By getting involved in the parish and campus ministry, she saw that God was the common factor that could link her to home.

“This community is pretty much my family here,” Knippling said. “They are constantly supporting me, whether it’s physically, emotionally, spiritually.”

As St. Lawrence Catholic Church and Newman Center’s revitalized campus ministry program invites increasing numbers of students to grow in their faith, the parish’s diverse congregation of students and longtime parishioners is becoming a stronger faith community.

“We have talked about the whole thing together that we’re one spiritual family of resident parishioners and student parishioners who are all called to share the abundant love of Christ together,” said Pastor Jon Vander Ploeg. “Really, St. Lawrence Catholic Church and Newman Center is about all of us pursuing holiness, serving together the way the Lord invites us.”

Founded in 1858, St. Lawrence merged with Newman Center in 1998.

Campus ministry director Brother Ken Apuzzo of the Brotherhood of Hope, and associate campus minister Justina Hausmann have trained student leaders to invite their peers to deepen their faith. Students have opportunities to encounter Christ, build Christian relationships and become part of the community through a weekly prayer meeting, Bible studies and retreats.

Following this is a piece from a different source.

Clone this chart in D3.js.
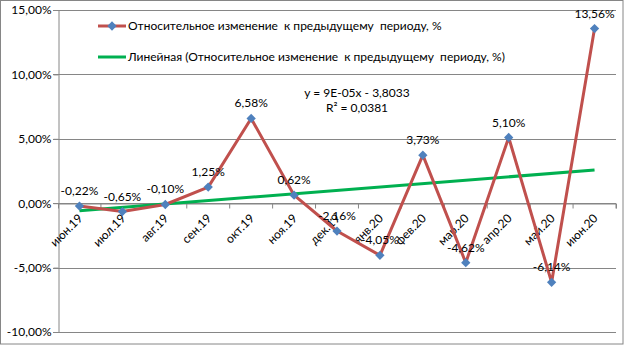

“What we’re building is a way of life, and it’s a spiritual family,” Brother Apuzzo said. “It’s the family of God.”

The ministry reaches out to those who are — and aren’t —practicing their faith, he said. “Everything is a stepping stone back to the Church.”

The parish invites students to go deeper, Father Vander Ploeg said. “We want always to be reaching out, not just settling with what we have,” he said. “The U of M has so many tens of thousands of students. We want to be reaching out to them constantly.”

Collaborating with the parish’s campus ministry in some of its outreach efforts is St. Paul’s Outreach, a West St. Paul-based Catholic college ministry.

The parish also seeks to better unite older parishioners and students. Non-student parishioners make up 30 percent the parish, Brother Apuzzo said.

“It really opened my eyes to how much the regular members of the parish wish to be involved in the student activities or just get to know us,” Knippling said.

According to Rod Sykora, who has long been involved with the parish, “The dynamic between the more elderly, traditional parishioners of St. Lawrence and the youthful students [with] their curiosity and their zeal, it’s a fun relationship to watch and be a part of,” he said.

Though Sykora is a parishioner at Good Shepherd, for the last 25 years he has joined St. Lawrence and Newman Center volunteers to serve a monthly meal at the nearby Ronald McDonald House, which offers lodging to families of seriously ill children. Recently, Ronald McDonald House Charities honored the parish for its long service.

As the parish’s student outreach grows, so does the need for resources. Father Vander Ploeg said it is developing a campaign to help with the mission.